TASK
Copy each line that contains the word "with".

GIVEN INFORMATION
▽
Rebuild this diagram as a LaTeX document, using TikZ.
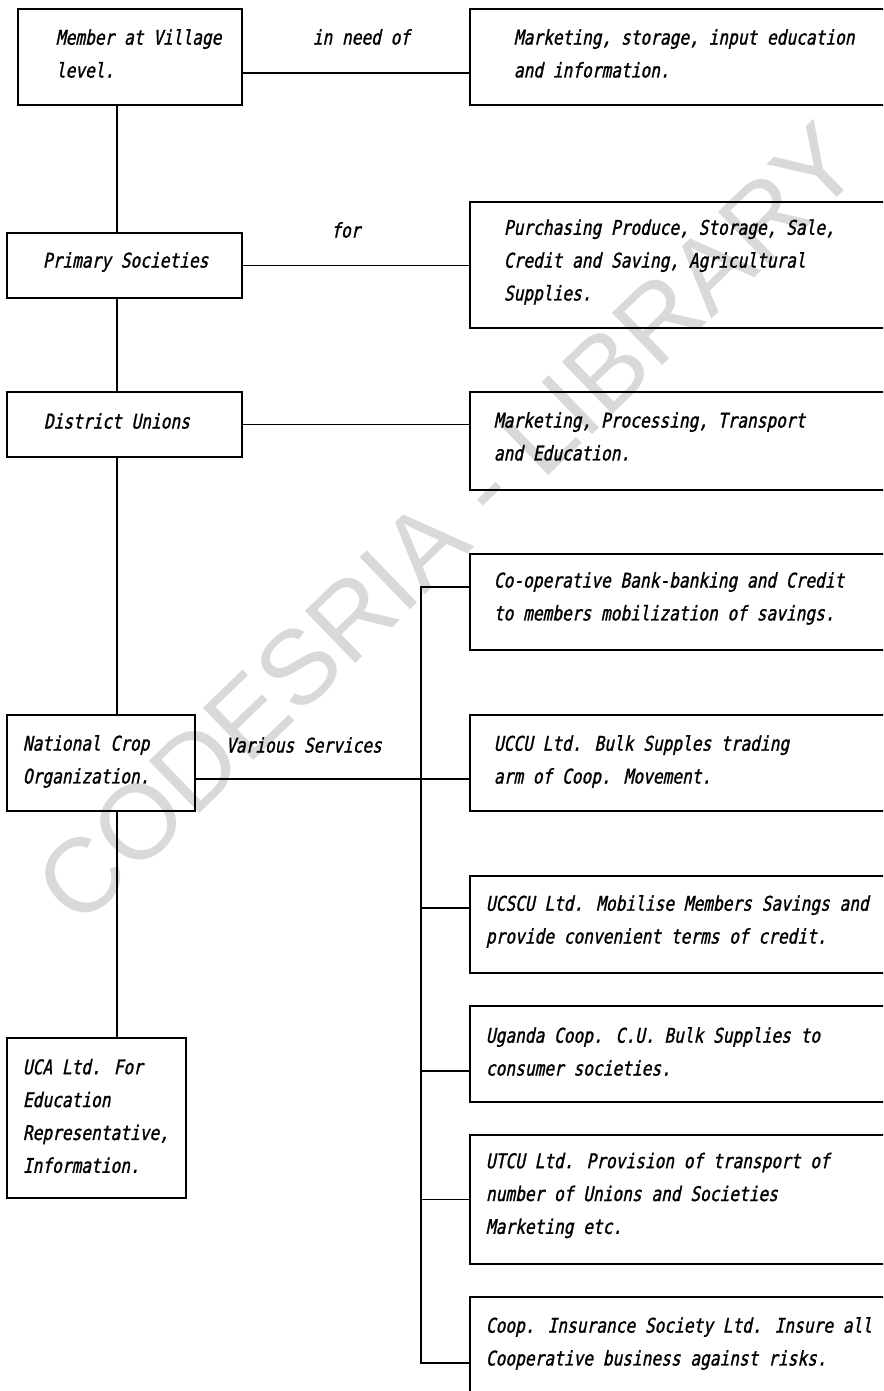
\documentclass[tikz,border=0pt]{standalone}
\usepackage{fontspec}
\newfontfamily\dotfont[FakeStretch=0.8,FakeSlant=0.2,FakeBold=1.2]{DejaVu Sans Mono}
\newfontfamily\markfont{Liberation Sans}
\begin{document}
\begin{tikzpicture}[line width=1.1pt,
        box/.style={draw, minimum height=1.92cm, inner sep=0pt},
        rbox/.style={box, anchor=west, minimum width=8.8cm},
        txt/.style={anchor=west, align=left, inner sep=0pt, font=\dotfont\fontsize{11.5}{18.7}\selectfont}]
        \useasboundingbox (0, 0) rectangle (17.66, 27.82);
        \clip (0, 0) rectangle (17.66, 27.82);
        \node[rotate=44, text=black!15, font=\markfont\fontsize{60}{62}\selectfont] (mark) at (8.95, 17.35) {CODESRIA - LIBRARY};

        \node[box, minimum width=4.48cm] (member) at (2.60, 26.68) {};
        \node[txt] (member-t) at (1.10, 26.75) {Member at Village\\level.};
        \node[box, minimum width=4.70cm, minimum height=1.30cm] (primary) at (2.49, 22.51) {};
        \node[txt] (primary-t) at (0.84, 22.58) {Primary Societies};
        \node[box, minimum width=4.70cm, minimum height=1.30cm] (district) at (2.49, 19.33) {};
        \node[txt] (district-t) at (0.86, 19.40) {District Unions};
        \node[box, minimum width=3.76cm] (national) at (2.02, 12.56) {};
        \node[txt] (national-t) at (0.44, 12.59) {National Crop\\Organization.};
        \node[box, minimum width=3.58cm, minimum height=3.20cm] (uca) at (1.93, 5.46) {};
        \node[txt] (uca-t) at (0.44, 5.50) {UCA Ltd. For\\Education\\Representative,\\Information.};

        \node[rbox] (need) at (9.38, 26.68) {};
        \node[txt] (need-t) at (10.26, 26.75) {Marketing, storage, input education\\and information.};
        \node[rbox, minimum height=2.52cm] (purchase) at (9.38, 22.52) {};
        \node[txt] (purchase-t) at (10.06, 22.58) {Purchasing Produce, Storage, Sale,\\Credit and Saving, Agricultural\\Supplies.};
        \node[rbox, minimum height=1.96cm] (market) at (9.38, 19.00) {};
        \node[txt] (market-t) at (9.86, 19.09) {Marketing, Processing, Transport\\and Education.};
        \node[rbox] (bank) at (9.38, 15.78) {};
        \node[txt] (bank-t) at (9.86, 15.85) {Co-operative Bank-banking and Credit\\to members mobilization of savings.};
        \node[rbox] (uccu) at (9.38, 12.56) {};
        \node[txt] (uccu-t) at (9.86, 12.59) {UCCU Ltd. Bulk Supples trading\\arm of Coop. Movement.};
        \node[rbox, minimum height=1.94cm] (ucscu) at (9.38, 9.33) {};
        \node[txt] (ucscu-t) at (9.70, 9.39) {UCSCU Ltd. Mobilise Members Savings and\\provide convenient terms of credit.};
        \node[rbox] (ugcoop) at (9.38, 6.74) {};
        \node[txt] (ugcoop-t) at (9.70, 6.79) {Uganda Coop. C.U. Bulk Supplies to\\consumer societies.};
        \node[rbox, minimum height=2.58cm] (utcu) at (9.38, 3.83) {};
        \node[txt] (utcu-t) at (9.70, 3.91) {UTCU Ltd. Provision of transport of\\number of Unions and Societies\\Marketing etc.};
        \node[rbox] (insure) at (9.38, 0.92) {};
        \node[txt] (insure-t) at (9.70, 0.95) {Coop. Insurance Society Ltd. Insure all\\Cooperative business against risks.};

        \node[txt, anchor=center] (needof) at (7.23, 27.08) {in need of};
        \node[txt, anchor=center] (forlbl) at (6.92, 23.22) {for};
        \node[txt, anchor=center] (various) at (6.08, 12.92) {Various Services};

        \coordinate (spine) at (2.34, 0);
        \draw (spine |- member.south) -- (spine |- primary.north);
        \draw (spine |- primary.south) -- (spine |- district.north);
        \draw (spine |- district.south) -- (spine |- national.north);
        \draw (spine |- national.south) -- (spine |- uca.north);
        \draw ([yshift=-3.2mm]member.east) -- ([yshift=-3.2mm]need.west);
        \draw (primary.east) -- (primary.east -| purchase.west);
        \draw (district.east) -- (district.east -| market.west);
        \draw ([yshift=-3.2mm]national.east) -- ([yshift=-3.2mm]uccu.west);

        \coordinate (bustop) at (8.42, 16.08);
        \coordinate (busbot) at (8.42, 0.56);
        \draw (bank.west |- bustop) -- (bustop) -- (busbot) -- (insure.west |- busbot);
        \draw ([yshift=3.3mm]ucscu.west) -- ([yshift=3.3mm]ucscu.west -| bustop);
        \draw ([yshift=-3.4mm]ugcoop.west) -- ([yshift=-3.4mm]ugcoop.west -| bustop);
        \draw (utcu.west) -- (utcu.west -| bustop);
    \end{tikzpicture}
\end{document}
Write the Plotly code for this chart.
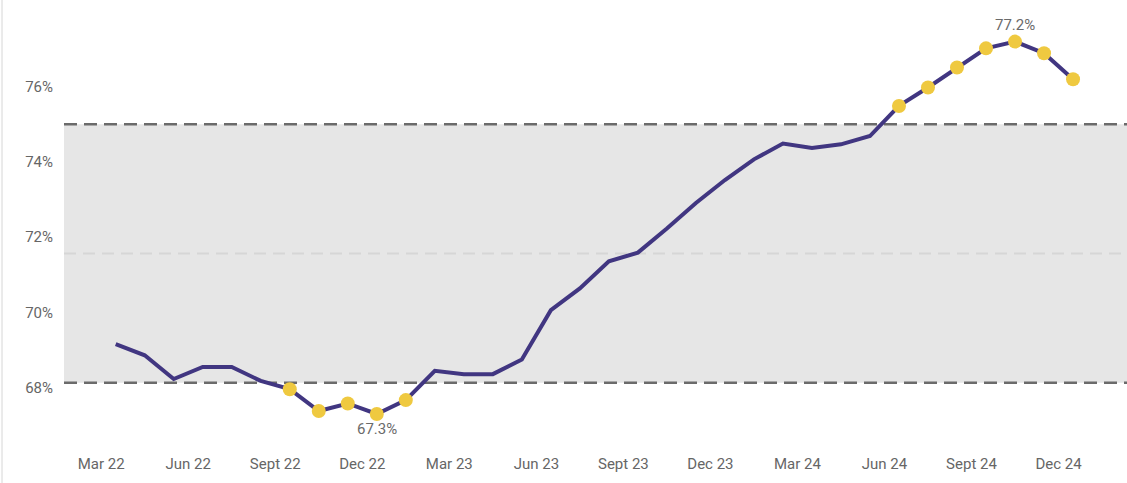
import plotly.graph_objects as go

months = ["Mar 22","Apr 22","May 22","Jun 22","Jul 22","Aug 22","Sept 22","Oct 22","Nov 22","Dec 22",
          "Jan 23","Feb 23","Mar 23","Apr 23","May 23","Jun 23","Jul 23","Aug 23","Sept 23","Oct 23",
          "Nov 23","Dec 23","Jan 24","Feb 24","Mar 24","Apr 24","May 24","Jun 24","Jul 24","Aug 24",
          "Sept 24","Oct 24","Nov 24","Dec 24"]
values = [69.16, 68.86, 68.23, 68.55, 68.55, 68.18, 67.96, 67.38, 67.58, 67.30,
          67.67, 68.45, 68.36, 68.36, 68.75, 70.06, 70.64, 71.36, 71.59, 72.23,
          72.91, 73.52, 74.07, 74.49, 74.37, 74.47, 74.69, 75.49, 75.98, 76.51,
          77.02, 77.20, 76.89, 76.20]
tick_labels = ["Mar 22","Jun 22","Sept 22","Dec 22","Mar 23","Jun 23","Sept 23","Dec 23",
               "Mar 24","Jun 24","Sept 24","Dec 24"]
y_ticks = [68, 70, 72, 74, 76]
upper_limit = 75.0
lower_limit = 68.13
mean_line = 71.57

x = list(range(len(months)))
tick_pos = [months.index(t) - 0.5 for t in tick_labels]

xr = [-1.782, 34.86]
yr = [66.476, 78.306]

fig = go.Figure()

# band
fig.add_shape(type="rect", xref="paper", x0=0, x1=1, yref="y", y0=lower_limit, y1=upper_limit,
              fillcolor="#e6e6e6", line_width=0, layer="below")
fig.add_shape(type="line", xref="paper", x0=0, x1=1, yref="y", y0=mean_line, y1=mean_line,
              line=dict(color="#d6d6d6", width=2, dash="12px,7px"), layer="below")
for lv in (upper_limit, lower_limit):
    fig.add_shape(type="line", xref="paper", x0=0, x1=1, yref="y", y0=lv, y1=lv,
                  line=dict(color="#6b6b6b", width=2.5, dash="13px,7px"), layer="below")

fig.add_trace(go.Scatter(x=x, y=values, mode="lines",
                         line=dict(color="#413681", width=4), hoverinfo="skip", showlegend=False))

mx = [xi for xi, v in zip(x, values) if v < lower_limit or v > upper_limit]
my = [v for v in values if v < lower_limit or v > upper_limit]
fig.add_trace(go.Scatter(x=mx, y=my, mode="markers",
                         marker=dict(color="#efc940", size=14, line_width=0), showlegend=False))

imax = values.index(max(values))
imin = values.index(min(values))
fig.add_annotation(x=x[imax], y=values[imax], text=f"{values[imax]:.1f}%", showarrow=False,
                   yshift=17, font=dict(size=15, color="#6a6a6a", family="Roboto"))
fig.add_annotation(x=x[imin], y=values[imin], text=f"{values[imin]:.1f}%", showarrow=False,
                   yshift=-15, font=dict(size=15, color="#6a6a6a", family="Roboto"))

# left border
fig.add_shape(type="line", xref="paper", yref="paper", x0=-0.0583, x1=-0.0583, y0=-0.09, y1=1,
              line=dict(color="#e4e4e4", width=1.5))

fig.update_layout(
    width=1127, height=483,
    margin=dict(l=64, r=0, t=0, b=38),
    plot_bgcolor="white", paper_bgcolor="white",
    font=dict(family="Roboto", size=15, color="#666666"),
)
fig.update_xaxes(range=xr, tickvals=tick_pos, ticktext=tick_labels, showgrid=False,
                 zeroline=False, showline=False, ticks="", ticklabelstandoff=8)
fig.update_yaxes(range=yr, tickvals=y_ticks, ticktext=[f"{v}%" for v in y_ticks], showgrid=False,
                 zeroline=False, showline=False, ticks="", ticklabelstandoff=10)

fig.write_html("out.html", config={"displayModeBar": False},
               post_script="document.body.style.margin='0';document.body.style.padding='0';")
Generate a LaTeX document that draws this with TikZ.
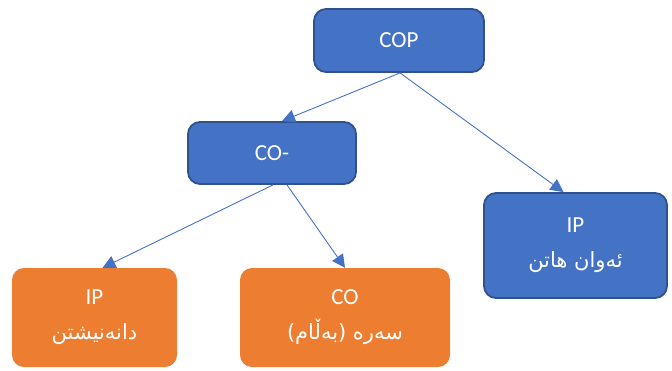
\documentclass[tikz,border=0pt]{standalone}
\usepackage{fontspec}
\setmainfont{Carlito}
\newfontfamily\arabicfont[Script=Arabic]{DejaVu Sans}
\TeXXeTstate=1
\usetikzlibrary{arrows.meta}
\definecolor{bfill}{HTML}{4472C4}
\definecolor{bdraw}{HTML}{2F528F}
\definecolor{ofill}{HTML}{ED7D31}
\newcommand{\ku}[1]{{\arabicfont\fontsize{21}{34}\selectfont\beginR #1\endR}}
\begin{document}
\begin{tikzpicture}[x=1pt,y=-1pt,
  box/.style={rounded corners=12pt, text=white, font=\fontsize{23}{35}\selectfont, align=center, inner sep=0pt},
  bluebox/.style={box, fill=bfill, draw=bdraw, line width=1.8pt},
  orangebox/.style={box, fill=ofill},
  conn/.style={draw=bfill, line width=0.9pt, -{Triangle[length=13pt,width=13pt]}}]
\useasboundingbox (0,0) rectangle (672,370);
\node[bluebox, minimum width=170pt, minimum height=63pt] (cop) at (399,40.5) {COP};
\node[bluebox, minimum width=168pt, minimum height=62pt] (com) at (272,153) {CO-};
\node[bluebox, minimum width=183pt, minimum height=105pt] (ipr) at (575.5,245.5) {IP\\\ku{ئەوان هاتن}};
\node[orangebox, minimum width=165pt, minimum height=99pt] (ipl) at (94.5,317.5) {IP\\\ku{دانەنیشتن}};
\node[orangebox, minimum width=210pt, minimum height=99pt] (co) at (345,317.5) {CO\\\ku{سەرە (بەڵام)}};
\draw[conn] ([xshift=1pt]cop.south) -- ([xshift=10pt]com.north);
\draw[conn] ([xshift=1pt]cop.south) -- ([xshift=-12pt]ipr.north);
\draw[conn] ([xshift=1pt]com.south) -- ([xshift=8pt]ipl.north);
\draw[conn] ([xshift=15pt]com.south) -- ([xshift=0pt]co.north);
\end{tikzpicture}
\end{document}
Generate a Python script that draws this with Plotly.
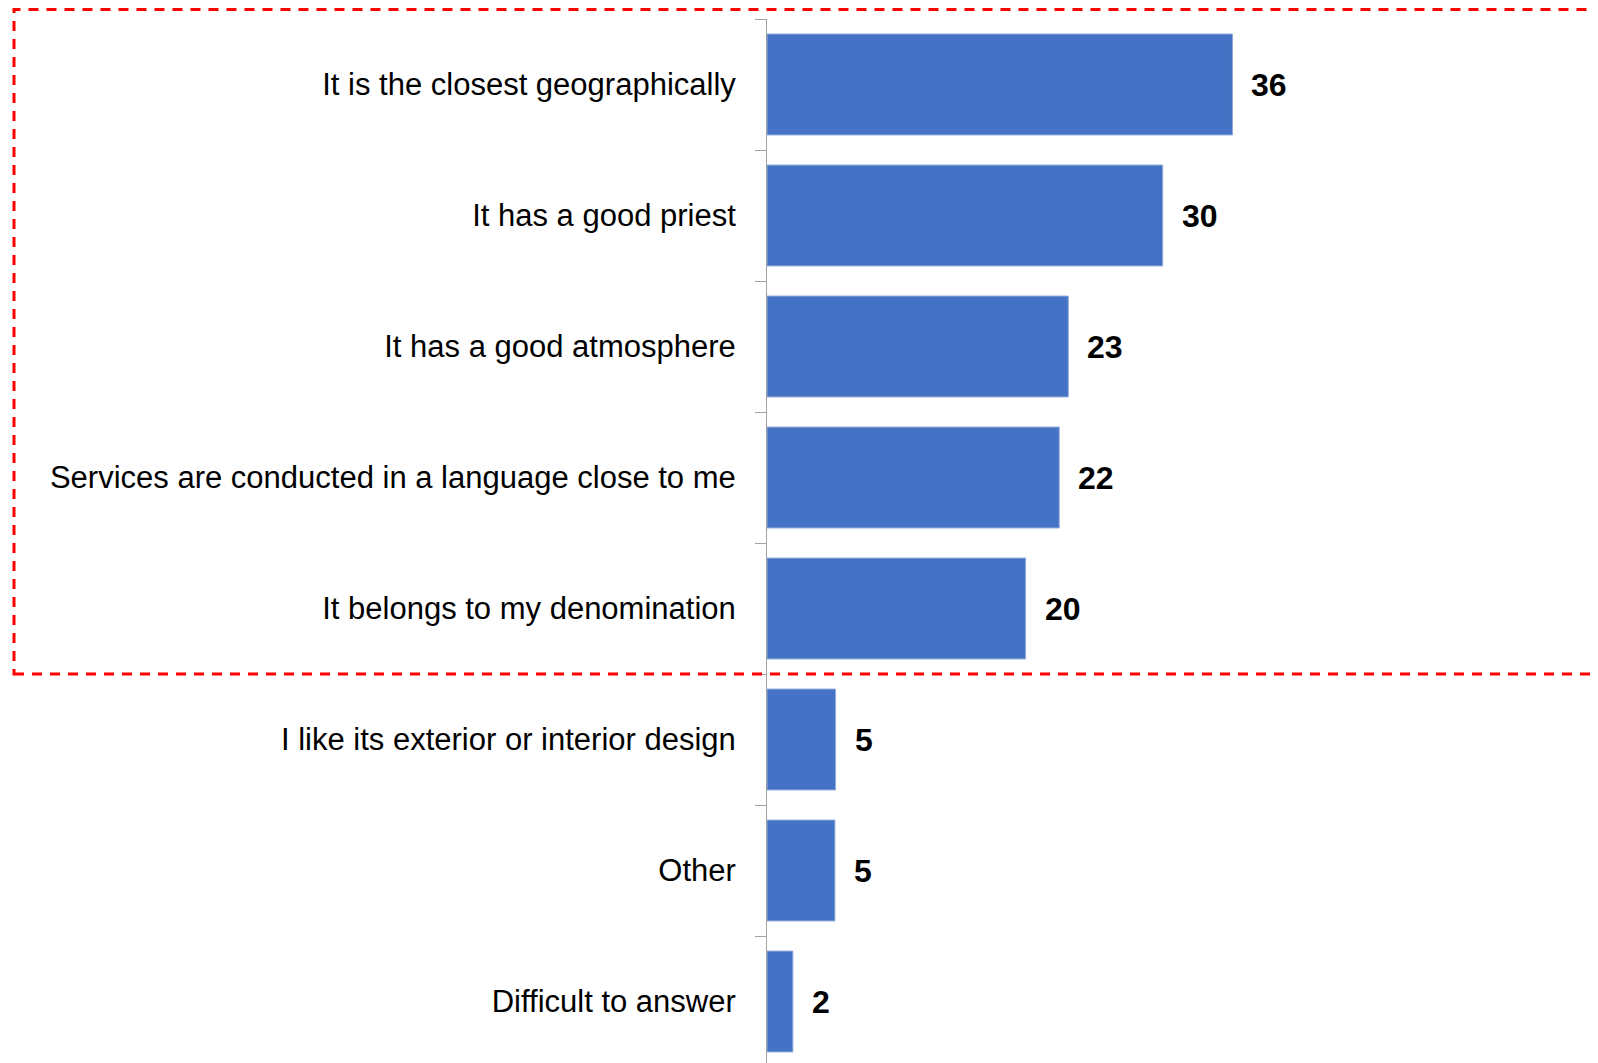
△
EXERCISE SOLUTION
Generate a LaTeX document that draws this with TikZ.
Generate a Python script that draws this with Plotly.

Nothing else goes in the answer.